History of the Pays-d’en-Haut

Father Antoine Labelle arrived in Saint-Jérôme, a prosperous and populous parish on the northern boundary of the St. Lawrence Plain, in 1868. At the time, the more northern regions were populated only by a handful of pioneers who had settled on the tributaries of the Ottawa River, through which the forest industry shipped timber by log drive. Father Labelle was a staunch believer in the region’s potential, in terms of not only its agricultural and mining resources, but also tourism and manufacturing—as long as a railway was built through the region. Owing to his political involvement and dedication, the first section of railway was built to Saint‑Jérôme in 1876. Gradually, the railway was extended to Mont‑Laurier in 1909, nearly 20 years after Father Labelle’s death in 1891. This man of the cloth explored the Laurentians himself to find the best areas for settlement, founded some 20 parishes, and welcomed 5,000 or so new settlers. Designated a historic person under Quebec’s Cultural Heritage Act, Father Labelle is beyond a shadow of a doubt one of the key figures responsible for the settlement of the Pays-d’en-Haut.

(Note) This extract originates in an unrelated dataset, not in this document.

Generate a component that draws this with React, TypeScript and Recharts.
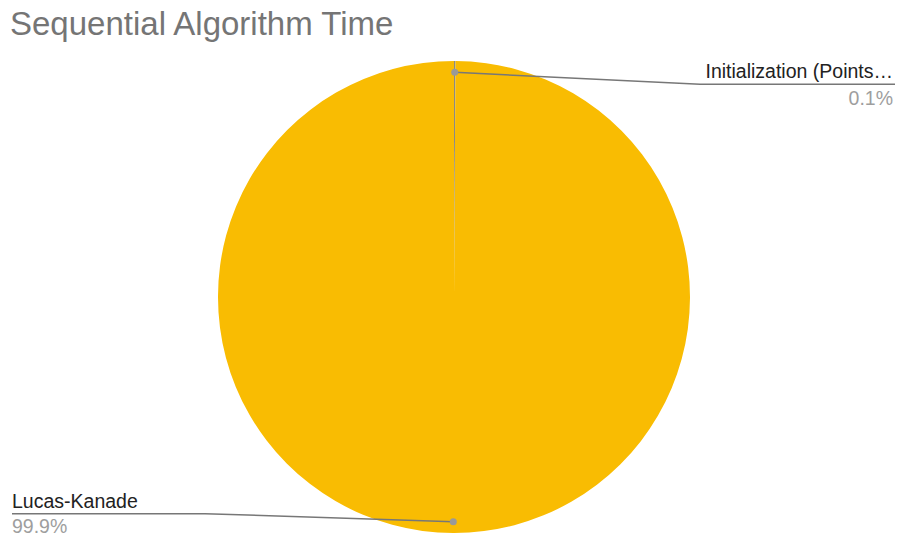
import React from 'react';
import { PieChart, Pie, Cell } from 'recharts';

const categories = ['Initialization (Points…', 'Lucas-Kanade'];
const values = [0.1, 99.9];
const percentLabels = ['0.1%', '99.9%'];
const colors = ['#8a8a86', '#f9bc02'];

const data = categories.map((name, i) => ({ name, value: values[i] }));

const W = 901;
const H = 535;
const RADIAN = Math.PI / 180;
const FONT = 'Liberation Sans, Arial, sans-serif';

const renderLabel = (props: any) => {
  const { cx, cy, midAngle, outerRadius, index } = props;
  const r = outerRadius * 0.952;
  const x0 = cx + r * Math.cos(-midAngle * RADIAN);
  const y0 = cy + r * Math.sin(-midAngle * RADIAN);
  const right = x0 >= cx;
  if (right) {
    const ly = y0 + 12;
    const xEnd = W - 6;
    const xBend = 700;
    return (
      <g key={`lbl-${index}`}>
        <path d={`M${x0},${y0}L${xBend},${ly}L${xEnd},${ly}`} stroke='#777' strokeWidth={1.5} fill='none' />
        <circle cx={x0} cy={y0} r={3.5} fill='#999' />
        <text x={xEnd - 2} y={ly - 6} textAnchor='end' fontSize={19.5} fill='#222' fontFamily={FONT}>
          {categories[index]}
        </text>
        <text x={xEnd - 2} y={ly + 21} textAnchor='end' fontSize={19.5} fill='#9e9e9e' fontFamily={FONT}>
          {percentLabels[index]}
        </text>
      </g>
    );
  }
  const ly = y0 - 8;
  const xStart = 12;
  const xBend = 205;
  return (
    <g key={`lbl-${index}`}>
      <path d={`M${x0},${y0}L${xBend},${ly}L${xStart},${ly}`} stroke='#777' strokeWidth={1.5} fill='none' />
      <circle cx={x0} cy={y0} r={3.5} fill='#999' />
      <text x={xStart} y={ly - 6} textAnchor='start' fontSize={19.5} fill='#222' fontFamily={FONT}>
        {categories[index]}
      </text>
      <text x={xStart} y={ly + 19} textAnchor='start' fontSize={19.5} fill='#9e9e9e' fontFamily={FONT}>
        {percentLabels[index]}
      </text>
    </g>
  );
};

export default function App() {
  return (
    <div style={{ position: 'absolute', left: 0, top: 0, width: W, height: H, background: '#fff' }}>
      <div
        style={{
          position: 'absolute',
          left: 10,
          top: 5,
          fontFamily: FONT,
          fontSize: 33,
          color: '#757575',
          whiteSpace: 'nowrap',
        }}
      >
        Sequential Algorithm Time
      </div>
      <PieChart width={W} height={H} margin={{ top: 0, right: 0, bottom: 0, left: 0 }}>
        <Pie
          data={data}
          dataKey='value'
          nameKey='name'
          cx={454}
          cy={297}
          outerRadius={236}
          startAngle={90}
          endAngle={-270}
          stroke='none'
          isAnimationActive={false}
          label={renderLabel}
          labelLine={false}
        >
          {data.map((entry, i) => (
            <Cell key={`cell-${i}`} fill={colors[i]} />
          ))}
        </Pie>
      </PieChart>
    </div>
  );
}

The forest industry was the first to benefit from the railway. The farming population also benefitted. In the 1920s to 1940s, “snow trains” brought thousands of skiers to the Laurentians to enjoy their favourite sport. At the same time, rich nature lovers built country homes to revel in the wild beauty of the Canadian Shield. This turned the Laurentians into a favourite playground for Montrealers and sent the tourism industry booming. Today, a full range of activities makes the Laurentians one of the top leisure destinations in Quebec.

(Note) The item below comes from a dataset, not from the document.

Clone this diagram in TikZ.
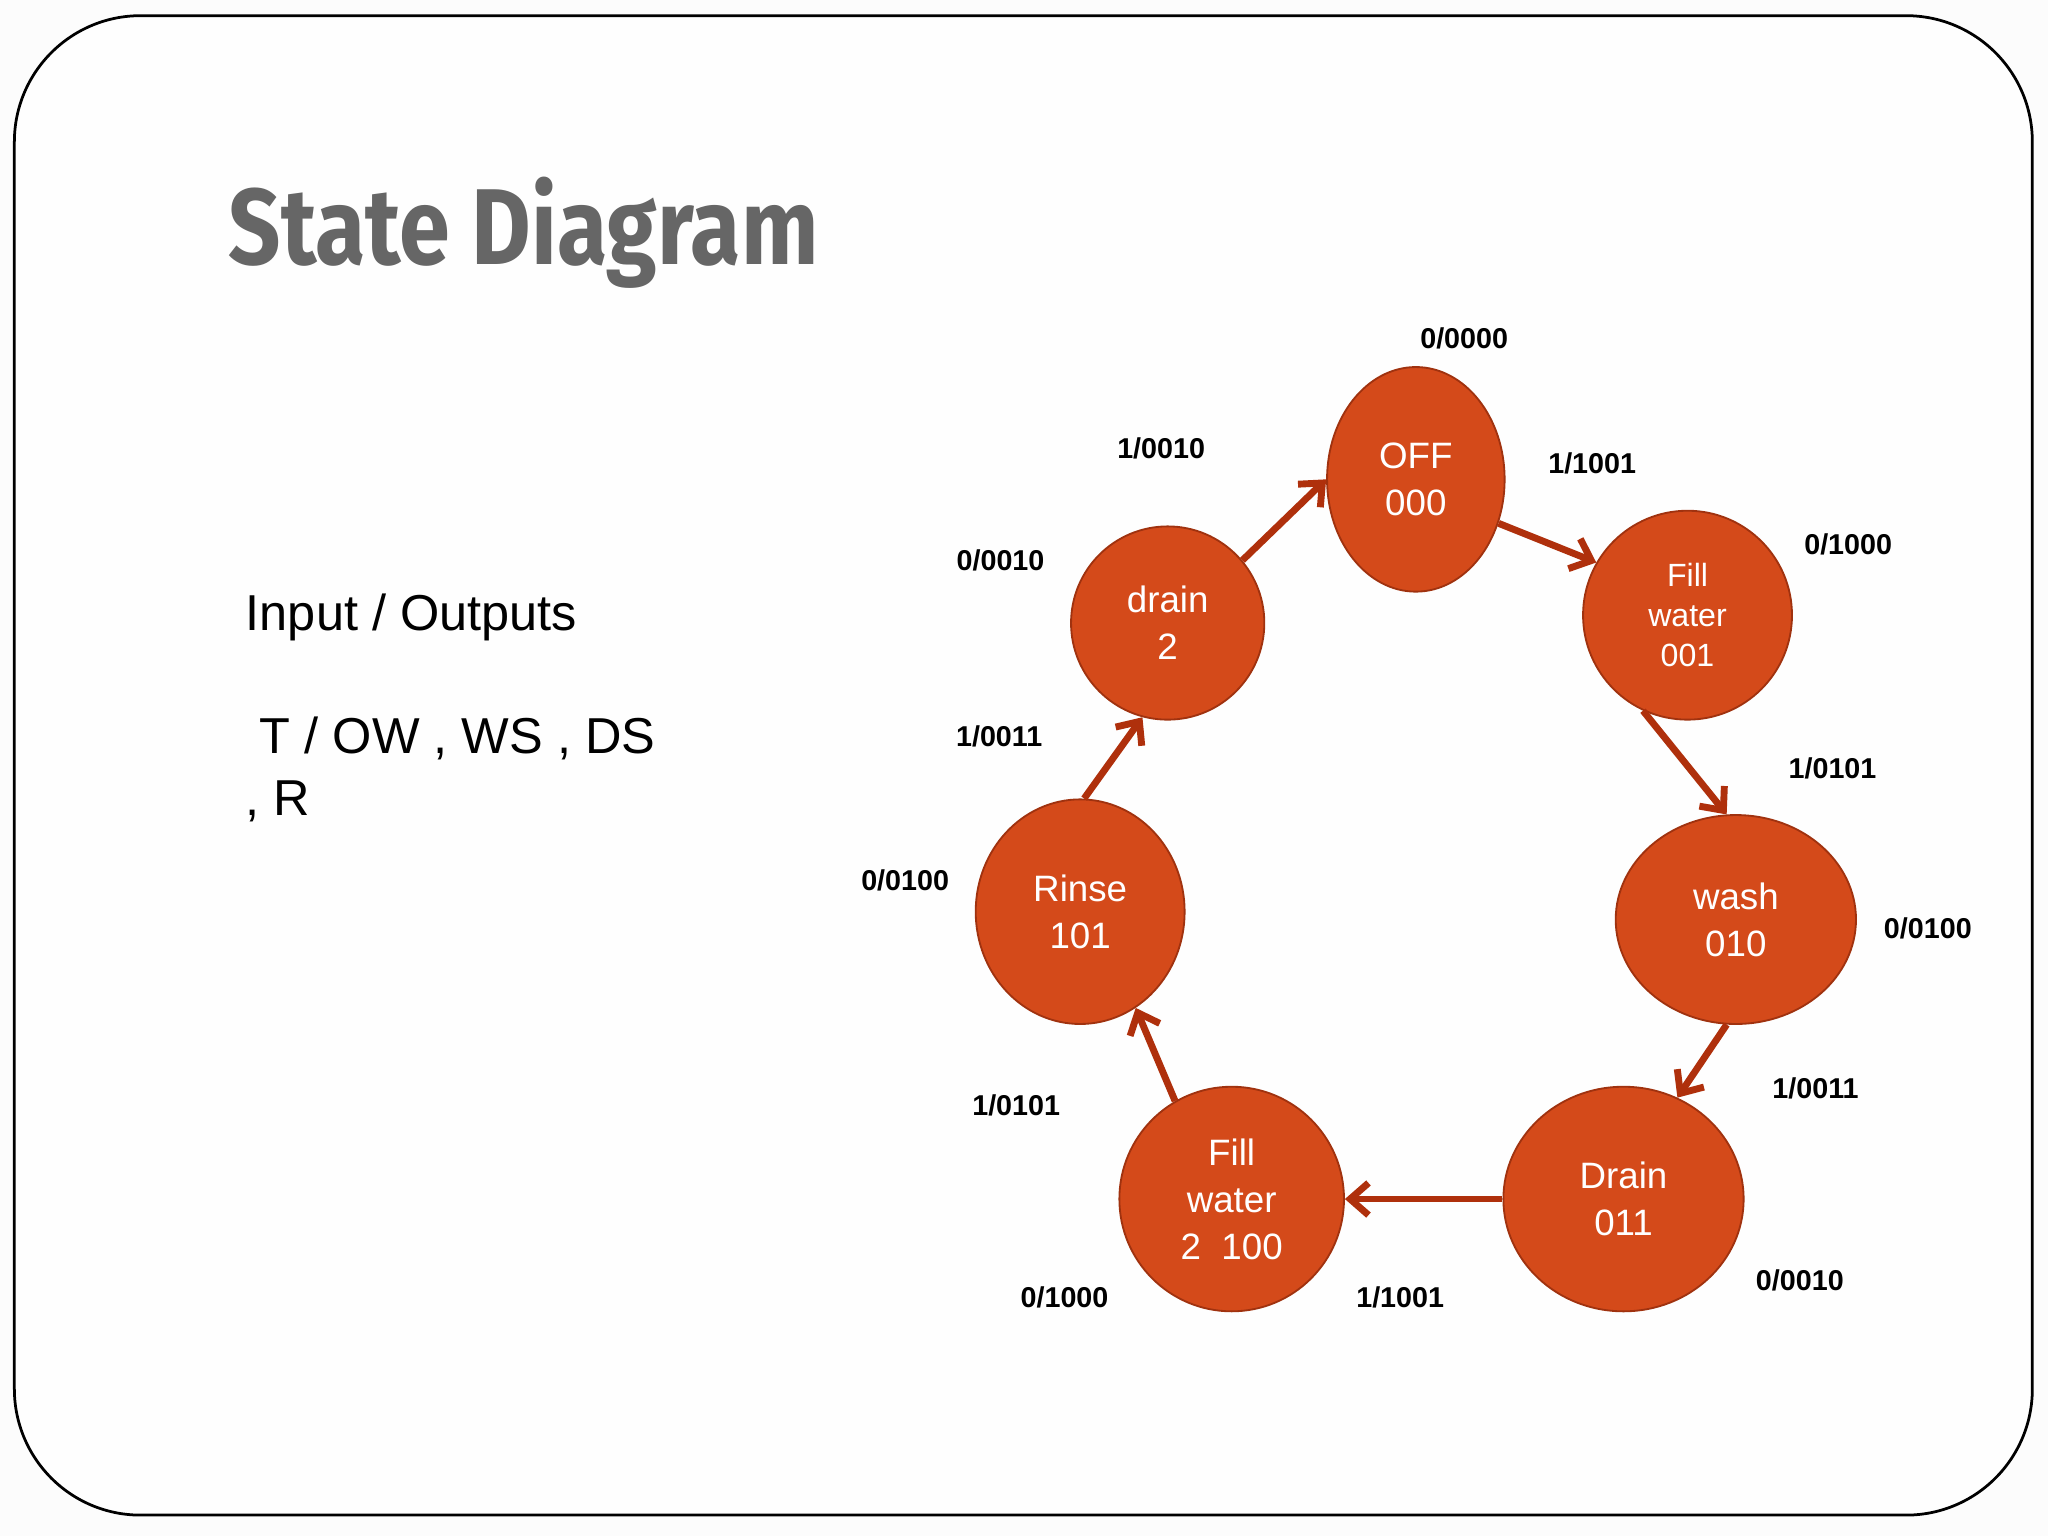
\documentclass[tikz,border=0pt]{standalone}
\usepackage{fontspec}
\setmainfont{Liberation Sans}
\newfontfamily\titlefont{Fira Sans}
\usetikzlibrary{arrows.meta,shapes.geometric}
\definecolor{st}{RGB}{212,74,26}
\definecolor{stb}{RGB}{160,50,15}
\definecolor{ar}{RGB}{175,48,12}
\begin{document}
\begin{tikzpicture}[x=0.02cm,y=-0.02cm,
  state/.style={ellipse,draw=stb,line width=0.8pt,fill=st,text=white,align=center,font=\fontsize{16}{20.5}\selectfont,inner sep=0pt},
  lab/.style={font=\bfseries\fontsize{12.5}{15}\selectfont},
  tr/.style={draw=ar,line width=3pt,-{Straight Barb[length=8pt,width=14pt,line width=3pt]}}]
\useasboundingbox (0,0) rectangle (1568,1176);
\fill[white!98!gray] (0,0) rectangle (1568,1176);
\draw[line width=1.2pt,rounded corners=55,fill=white!99!gray] (11,12) rectangle (1556,1160);
\node[anchor=west,font=\titlefont\bfseries\fontsize{47}{50}\selectfont,text=black!60,xscale=0.85] (title) at (170,178) {State Diagram};
\node[anchor=west,font=\fontsize{22}{26}\selectfont] (io) at (182,473) {Input / Outputs};
\node[anchor=north west,align=left,font=\fontsize{22}{27}\selectfont] (io2) at (182,543) {\ T / OW , WS , DS\\, R};
\node[state,minimum width=2.72cm,minimum height=3.44cm] (off) at (1084,367) {OFF\\000};
\node[state,minimum width=3.2cm,minimum height=3.2cm,font=\fontsize{14}{17.5}\selectfont] (f1) at (1292,471) {Fill\\water\\001};
\node[state,minimum width=3.68cm,minimum height=3.2cm] (wash) at (1329,704) {wash\\010};
\node[state,minimum width=3.68cm,minimum height=3.44cm] (dr) at (1243,918) {Drain\\011};
\node[state,minimum width=3.44cm,minimum height=3.44cm] (f2) at (943,918) {Fill\\water\\2\ \ 100};
\node[state,minimum width=3.2cm,minimum height=3.44cm] (rin) at (827,698) {Rinse\\101};
\node[state,minimum width=2.96cm,minimum height=2.96cm] (d2) at (894,477) {drain\\2};
\draw[tr] (off.-28) -- (f1.150);
\draw[tr] (f1.-115) -- (wash.95);
\draw[tr] (wash.-95) -- (dr.62);
\draw[tr] (dr.180) -- (f2.0);
\draw[tr] (f2.120) -- (rin.-60);
\draw[tr] (rin.88) -- (d2.-105);
\draw[tr] (d2.40) -- (off.180);
\node[lab] (l1) at (1121,259) {0/0000};
\node[lab] (l2) at (1219,355) {1/1001};
\node[lab] (l3) at (1415,417) {0/1000};
\node[lab] (l4) at (1403,588) {1/0101};
\node[lab] (l5) at (1476,711) {0/0100};
\node[lab] (l6) at (1390,833) {1/0011};
\node[lab] (l7) at (1378,980) {0/0010};
\node[lab] (l8) at (1072,993) {1/1001};
\node[lab] (l9) at (815,993) {0/1000};
\node[lab] (l10) at (778,846) {1/0101};
\node[lab] (l11) at (693,674) {0/0100};
\node[lab] (l12) at (765,564) {1/0011};
\node[lab] (l13) at (766,429) {0/0010};
\node[lab] (l14) at (889,343) {1/0010};
\end{tikzpicture}
\end{document}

Even though Les belles histoires des Pays-d’en-Haut is a work of fiction, its author, Claude‑Henri Grignon, born in Sainte-Adèle in 1894, created characters that were so very much like the real‑life Father Labelle that, from 1956 to 1970, they embodied Quebecers’ view of country life in the late 19th century. From the initial publication of the novel Un homme et son péché in 1933 to its TV adaptations in the 2000s, Father Labelle and the Pays-d’en-Haut enjoyed exceptional visibility. The Route des Belles‑Histoires invites you to get in touch with the heritage that inspired Claude‑Henri Grignon’s work.